*DATA SUPPLIED*:
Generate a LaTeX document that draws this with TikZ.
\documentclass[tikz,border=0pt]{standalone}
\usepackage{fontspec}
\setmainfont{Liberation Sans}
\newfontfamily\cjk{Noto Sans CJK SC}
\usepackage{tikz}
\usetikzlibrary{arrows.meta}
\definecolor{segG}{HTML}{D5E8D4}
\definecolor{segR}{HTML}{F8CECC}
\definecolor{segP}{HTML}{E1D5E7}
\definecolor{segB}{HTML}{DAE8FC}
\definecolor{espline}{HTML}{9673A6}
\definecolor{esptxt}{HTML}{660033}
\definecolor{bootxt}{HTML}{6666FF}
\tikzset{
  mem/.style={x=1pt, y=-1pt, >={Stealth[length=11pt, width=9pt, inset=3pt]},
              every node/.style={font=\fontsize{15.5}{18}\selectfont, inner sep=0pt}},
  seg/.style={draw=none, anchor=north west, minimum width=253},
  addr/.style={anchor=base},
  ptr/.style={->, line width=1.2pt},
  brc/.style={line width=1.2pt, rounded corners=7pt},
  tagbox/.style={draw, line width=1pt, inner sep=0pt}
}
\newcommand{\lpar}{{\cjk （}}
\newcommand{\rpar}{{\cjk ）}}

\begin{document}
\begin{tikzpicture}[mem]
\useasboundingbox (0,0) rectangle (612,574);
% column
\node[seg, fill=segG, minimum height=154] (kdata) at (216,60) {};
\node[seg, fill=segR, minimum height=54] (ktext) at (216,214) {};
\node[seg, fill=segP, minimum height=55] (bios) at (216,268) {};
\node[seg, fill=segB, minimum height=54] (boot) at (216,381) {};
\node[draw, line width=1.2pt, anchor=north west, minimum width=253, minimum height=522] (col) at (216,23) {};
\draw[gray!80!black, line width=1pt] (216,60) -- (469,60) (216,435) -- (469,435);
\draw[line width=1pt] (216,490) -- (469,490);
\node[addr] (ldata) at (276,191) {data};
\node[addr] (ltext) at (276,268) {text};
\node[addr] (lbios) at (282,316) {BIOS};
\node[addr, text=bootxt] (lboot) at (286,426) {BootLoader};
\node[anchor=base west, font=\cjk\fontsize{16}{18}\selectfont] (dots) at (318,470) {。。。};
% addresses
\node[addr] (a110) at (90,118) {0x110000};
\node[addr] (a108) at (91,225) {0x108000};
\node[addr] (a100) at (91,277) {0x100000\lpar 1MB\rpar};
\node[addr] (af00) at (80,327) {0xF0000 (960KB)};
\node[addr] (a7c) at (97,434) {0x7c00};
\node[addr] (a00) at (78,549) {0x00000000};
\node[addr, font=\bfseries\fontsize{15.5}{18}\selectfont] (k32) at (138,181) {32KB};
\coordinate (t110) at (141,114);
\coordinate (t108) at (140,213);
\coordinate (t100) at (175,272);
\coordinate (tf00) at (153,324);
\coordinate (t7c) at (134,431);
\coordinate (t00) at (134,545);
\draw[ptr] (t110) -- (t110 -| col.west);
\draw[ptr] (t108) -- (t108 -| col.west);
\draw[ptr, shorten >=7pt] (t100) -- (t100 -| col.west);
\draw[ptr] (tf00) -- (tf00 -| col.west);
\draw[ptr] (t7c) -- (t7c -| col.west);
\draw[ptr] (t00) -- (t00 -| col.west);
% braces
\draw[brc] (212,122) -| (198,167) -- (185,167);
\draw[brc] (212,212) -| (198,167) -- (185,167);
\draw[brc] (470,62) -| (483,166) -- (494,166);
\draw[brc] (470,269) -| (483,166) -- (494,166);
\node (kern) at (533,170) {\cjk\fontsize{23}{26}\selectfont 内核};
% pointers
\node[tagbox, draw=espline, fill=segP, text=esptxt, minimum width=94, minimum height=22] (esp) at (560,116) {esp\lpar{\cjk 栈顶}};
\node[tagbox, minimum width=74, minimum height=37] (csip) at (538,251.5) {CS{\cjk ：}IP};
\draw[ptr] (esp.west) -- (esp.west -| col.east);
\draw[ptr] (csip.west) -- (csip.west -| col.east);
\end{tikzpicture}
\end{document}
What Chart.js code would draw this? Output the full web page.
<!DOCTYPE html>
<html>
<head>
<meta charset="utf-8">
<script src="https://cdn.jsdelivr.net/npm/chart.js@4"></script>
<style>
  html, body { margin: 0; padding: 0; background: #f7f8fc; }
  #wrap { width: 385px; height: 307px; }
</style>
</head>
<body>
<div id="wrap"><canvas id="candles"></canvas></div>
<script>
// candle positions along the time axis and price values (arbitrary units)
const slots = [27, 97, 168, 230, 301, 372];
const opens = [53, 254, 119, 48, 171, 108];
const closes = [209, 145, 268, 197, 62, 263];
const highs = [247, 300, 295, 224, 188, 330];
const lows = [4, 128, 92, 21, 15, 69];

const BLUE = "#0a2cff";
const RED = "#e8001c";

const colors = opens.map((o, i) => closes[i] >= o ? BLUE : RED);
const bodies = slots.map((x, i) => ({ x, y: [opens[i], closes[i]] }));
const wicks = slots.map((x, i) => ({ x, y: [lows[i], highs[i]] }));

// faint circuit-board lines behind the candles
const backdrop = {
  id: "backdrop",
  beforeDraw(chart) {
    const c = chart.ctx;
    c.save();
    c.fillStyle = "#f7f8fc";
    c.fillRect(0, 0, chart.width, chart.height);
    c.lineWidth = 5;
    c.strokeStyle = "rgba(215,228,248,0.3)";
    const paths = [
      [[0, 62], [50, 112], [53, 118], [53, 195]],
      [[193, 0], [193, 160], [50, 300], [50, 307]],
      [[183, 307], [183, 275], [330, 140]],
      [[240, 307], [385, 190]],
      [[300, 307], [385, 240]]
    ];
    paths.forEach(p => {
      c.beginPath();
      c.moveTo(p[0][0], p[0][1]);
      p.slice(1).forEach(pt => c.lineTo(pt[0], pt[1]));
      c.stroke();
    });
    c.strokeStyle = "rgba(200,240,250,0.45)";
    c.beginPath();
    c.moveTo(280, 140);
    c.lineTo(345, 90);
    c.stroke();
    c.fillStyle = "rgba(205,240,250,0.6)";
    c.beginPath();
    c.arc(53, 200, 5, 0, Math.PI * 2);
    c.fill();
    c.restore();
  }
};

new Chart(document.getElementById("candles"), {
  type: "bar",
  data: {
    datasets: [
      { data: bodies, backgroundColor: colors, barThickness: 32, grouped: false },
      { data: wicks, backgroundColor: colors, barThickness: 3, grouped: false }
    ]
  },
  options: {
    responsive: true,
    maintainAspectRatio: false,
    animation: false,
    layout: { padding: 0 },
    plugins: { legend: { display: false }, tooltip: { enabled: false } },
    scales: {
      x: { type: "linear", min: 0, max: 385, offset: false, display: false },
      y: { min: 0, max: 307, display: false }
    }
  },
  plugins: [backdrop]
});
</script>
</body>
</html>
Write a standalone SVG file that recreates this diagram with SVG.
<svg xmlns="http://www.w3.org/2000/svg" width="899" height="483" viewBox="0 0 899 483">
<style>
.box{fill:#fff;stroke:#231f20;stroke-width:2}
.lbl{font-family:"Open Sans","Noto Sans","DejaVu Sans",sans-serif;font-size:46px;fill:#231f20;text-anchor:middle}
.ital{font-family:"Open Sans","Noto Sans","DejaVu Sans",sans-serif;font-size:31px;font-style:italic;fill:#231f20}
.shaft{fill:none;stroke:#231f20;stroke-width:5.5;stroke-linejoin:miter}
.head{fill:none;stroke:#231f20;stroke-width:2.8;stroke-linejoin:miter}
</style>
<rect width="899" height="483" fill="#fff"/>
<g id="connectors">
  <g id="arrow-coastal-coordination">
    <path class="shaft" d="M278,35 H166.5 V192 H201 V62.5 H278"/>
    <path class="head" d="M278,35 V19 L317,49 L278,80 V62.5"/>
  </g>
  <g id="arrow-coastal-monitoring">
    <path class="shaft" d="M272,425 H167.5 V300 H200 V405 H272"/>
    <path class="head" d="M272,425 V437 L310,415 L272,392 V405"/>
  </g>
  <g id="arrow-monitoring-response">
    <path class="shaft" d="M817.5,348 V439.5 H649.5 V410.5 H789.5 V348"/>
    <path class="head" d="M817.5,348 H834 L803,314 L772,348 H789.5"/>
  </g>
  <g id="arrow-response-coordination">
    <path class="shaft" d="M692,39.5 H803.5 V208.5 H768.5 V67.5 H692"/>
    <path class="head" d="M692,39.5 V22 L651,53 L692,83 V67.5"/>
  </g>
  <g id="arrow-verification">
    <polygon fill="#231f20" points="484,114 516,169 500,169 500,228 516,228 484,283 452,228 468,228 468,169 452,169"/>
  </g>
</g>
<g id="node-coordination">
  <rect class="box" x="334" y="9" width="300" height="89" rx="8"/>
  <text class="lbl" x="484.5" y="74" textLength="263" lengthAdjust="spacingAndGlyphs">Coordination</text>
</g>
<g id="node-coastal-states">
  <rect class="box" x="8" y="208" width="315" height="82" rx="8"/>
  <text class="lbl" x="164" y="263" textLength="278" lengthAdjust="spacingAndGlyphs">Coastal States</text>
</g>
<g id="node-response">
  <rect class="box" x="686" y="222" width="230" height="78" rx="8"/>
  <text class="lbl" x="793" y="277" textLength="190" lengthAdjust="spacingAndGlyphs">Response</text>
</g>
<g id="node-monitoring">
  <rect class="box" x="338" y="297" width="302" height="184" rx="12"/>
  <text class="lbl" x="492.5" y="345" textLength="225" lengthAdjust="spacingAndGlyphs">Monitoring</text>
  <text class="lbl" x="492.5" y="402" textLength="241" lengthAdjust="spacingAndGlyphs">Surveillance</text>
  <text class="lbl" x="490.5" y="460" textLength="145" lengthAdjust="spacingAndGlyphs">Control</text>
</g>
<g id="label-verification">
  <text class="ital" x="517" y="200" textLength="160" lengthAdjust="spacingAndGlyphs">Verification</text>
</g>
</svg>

*YOUR OBJECTIVE*:
Show all lines from the data above in which the word "that" appears.

*FINAL ANSWER*:
Generate a LaTeX document that draws this with TikZ.
Write a standalone SVG file that recreates this diagram with SVG.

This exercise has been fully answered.